Vortex Detection from Quantum Data
Chelsea A. Williams, Annie E. Paine, Antonio A. Gentile, Daniel Berger, Oleksandr Kyriienko
TL;DR
This work addresses the challenge of extracting physically meaningful vortex observables from quantum data produced by quantum differential equation solvers. It introduces quantum vortex detection (QVD), a sliding-window, Fourier‑based readout framework with sequential and parallel variants that operate directly on quantum-encoded flow fields. Key contributions include a concrete circuit design with windowing, contour extraction, and Fourier analysis that can detect Lamb-Oseen vortices, plus a density-spectrum approach enabling high-accuracy classification of vortical versus non-vortical flows. The results demonstrate that quantum-native readout can outperform standard quantum neural networks for this task and point to broad potential for quantum data analysis in CFD-like problems and topological data analysis.
Abstract
Quantum solutions to differential equations represent quantum data -- states that contain relevant information about the system's behavior, yet are difficult to analyze. We propose a toolbox for reading out information from such data, where customized quantum circuits enable efficient extraction of flow properties. We concentrate on the process referred to as quantum vortex detection (QVD), where specialized operators are developed for pooling relevant features related to vorticity.
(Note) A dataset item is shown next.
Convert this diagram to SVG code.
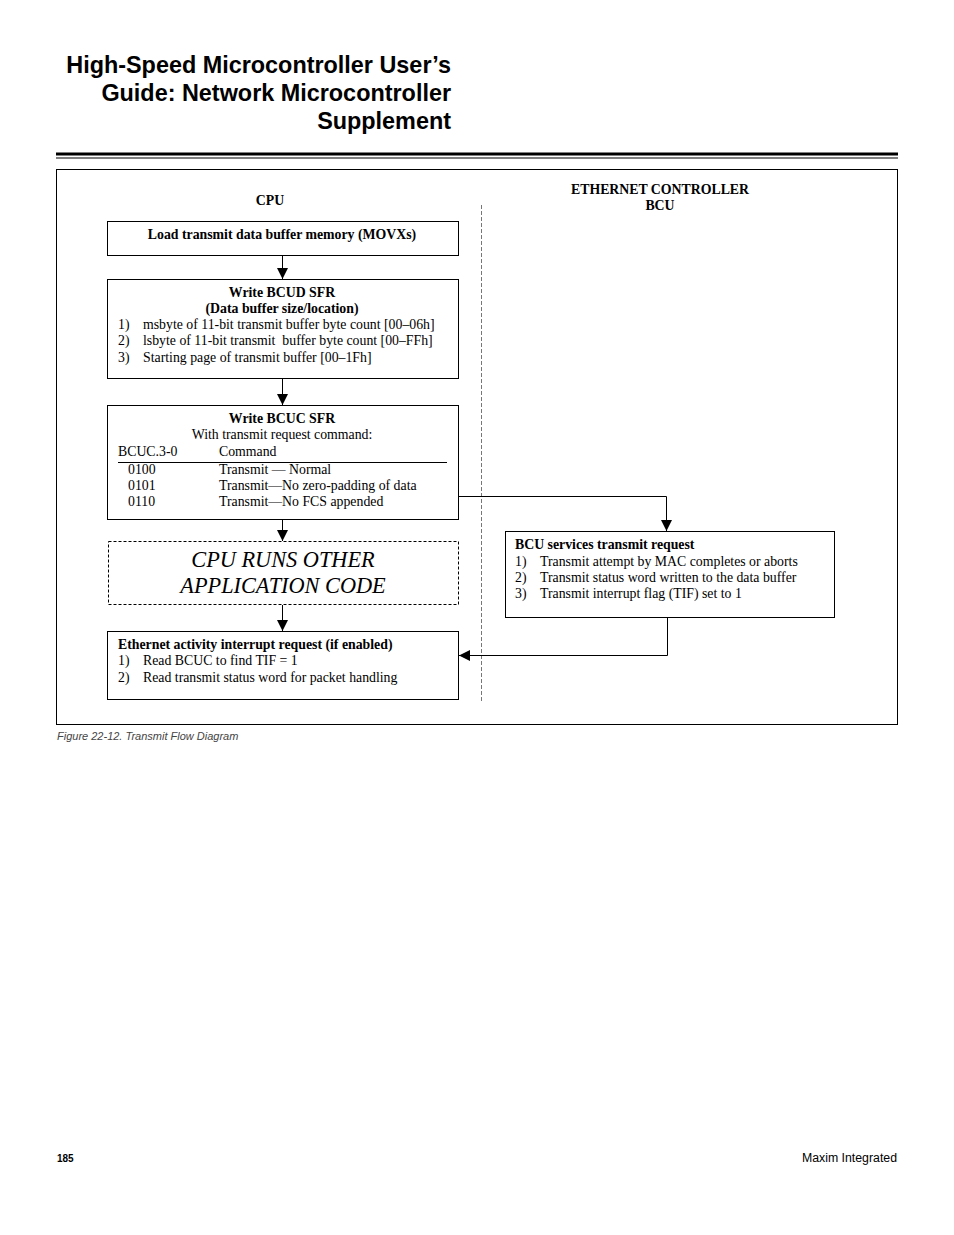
<svg xmlns="http://www.w3.org/2000/svg" width="954" height="1235" viewBox="0 0 954 1235">
<defs>
<marker id="ah" viewBox="0 0 10 10" refX="10" refY="5" markerWidth="11" markerHeight="11" markerUnits="userSpaceOnUse" orient="auto"><path d="M0,0 L10,5 L0,10 z" fill="#000"/></marker>
<style>
.t{font-family:"Liberation Serif",serif;font-size:13.8px;fill:#000}
.b{font-weight:bold}
.m{text-anchor:middle}
.box{fill:#fff;stroke:#000;stroke-width:1}
.dbox{fill:#fff;stroke:#000;stroke-width:1;stroke-dasharray:3,2}
.c{fill:none;stroke:#000;stroke-width:1;marker-end:url(#ah)}
.h{font-family:"Liberation Sans",Arial,sans-serif;font-weight:bold;font-size:23.4px;text-anchor:end;fill:#000}
</style>
</defs>
<rect width="954" height="1235" fill="#fff"/>
<g id="header">
<text class="h" x="451" y="73">High-Speed Microcontroller User’s</text>
<text class="h" x="451" y="101">Guide: Network Microcontroller</text>
<text class="h" x="451" y="129">Supplement</text>
<rect x="56" y="152.5" width="842" height="3" fill="#000"/>
<rect x="56" y="157.5" width="842" height="1" fill="#000"/>
</g>
<rect id="frame" x="56.5" y="169.5" width="841" height="555" fill="none" stroke="#000" stroke-width="1"/>
<line id="divider" x1="481.5" y1="205" x2="481.5" y2="703" stroke="#777" stroke-width="1" stroke-dasharray="4,2"/>
<g id="lane-labels">
<text class="t b m" x="270" y="205">CPU</text>
<text class="t b m" x="660" y="194">ETHERNET CONTROLLER</text>
<text class="t b m" x="660" y="210">BCU</text>
</g>
<g id="load">
<rect class="box" x="107.5" y="221.5" width="351" height="34"/>
<text class="t b m" x="282" y="239">Load transmit data buffer memory (MOVXs)</text>
</g>
<g id="bcud">
<rect class="box" x="107.5" y="279.5" width="351" height="99"/>
<text class="t b m" x="282" y="297">Write BCUD SFR</text>
<text class="t b m" x="282" y="313">(Data buffer size/location)</text>
<text class="t" x="118" y="329">1)</text><text class="t" x="143" y="329">msbyte of 11-bit transmit buffer byte count [00–06h]</text>
<text class="t" x="118" y="345">2)</text><text class="t" x="143" y="345" xml:space="preserve">lsbyte of 11-bit transmit  buffer byte count [00–FFh]</text>
<text class="t" x="118" y="362">3)</text><text class="t" x="143" y="362">Starting page of transmit buffer [00–1Fh]</text>
</g>
<g id="bcuc">
<rect class="box" x="107.5" y="405.5" width="351" height="114"/>
<text class="t b m" x="282" y="423">Write BCUC SFR</text>
<text class="t m" x="282" y="439">With transmit request command:</text>
<text class="t" x="118" y="456">BCUC.3-0</text><text class="t" x="219" y="456">Command</text>
<line x1="118" y1="462.5" x2="447" y2="462.5" stroke="#000" stroke-width="1"/>
<text class="t" x="128" y="474">0100</text><text class="t" x="219" y="474">Transmit — Normal</text>
<text class="t" x="128" y="490">0101</text><text class="t" x="219" y="490">Transmit—No zero-padding of data</text>
<text class="t" x="128" y="506">0110</text><text class="t" x="219" y="506">Transmit—No FCS appended</text>
</g>
<g id="other">
<rect class="dbox" x="108.5" y="541.5" width="350" height="63"/>
<text class="t m" x="283" y="567" style="font-size:22.3px;font-style:italic">CPU RUNS OTHER</text>
<text class="t m" x="283" y="593" style="font-size:22.3px;font-style:italic">APPLICATION CODE</text>
</g>
<g id="irq">
<rect class="box" x="107.5" y="631.5" width="351" height="68"/>
<text class="t b" x="118" y="649">Ethernet activity interrupt request (if enabled)</text>
<text class="t" x="118" y="665">1)</text><text class="t" x="143" y="665">Read BCUC to find TIF = 1</text>
<text class="t" x="118" y="682">2)</text><text class="t" x="143" y="682">Read transmit status word for packet handling</text>
</g>
<g id="bcu">
<rect class="box" x="505.5" y="531.5" width="329" height="86"/>
<text class="t b" x="515" y="549">BCU services transmit request</text>
<text class="t" x="515" y="566">1)</text><text class="t" x="540" y="566">Transmit attempt by MAC completes or aborts</text>
<text class="t" x="515" y="582">2)</text><text class="t" x="540" y="582">Transmit status word written to the data buffer</text>
<text class="t" x="515" y="598">3)</text><text class="t" x="540" y="598">Transmit interrupt flag (TIF) set to 1</text>
</g>
<g id="connectors">
<path class="c" d="M282.5,256 V279"/>
<path class="c" d="M282.5,379 V405"/>
<path class="c" d="M282.5,520 V541"/>
<path class="c" d="M282.5,605 V631"/>
<path class="c" d="M459,496.5 H666.5 V531"/>
<path class="c" d="M667.5,618 V655.5 H459"/>
</g>
<g id="footer">
<text x="57" y="740" style="font-family:'Liberation Sans',Arial,sans-serif;font-size:11px;font-style:italic;fill:#444">Figure 22-12. Transmit Flow Diagram</text>
<text x="57" y="1162" style="font-family:'Liberation Sans',Arial,sans-serif;font-size:10px;font-weight:bold">185</text>
<text x="897" y="1162" text-anchor="end" style="font-family:'Liberation Sans',Arial,sans-serif;font-size:12.3px">Maxim Integrated</text>
</g>
</svg>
Specifically, we propose approaches based on sliding windows and quantum Fourier analysis that provide a separation between patches of the flow field with vortex-type profiles. First, we show how contour-shaped windows can be applied, trained, and analyzed sequentially, providing a clear signal to flag the location of vortices in the flow. Second, we develop a parallel window extraction technique, such that signals from different contour positions are coherently processed to avoid looping over the entire solution mesh. We show that Fourier features can be extracted from the flow field, leading to classification of datasets with vortex-free solutions against those exhibiting Lamb-Oseen vortices. Our work exemplifies a successful case of efficiently extracting value from quantum data and points to the need for developing appropriate quantum data analysis tools that can be trained on them.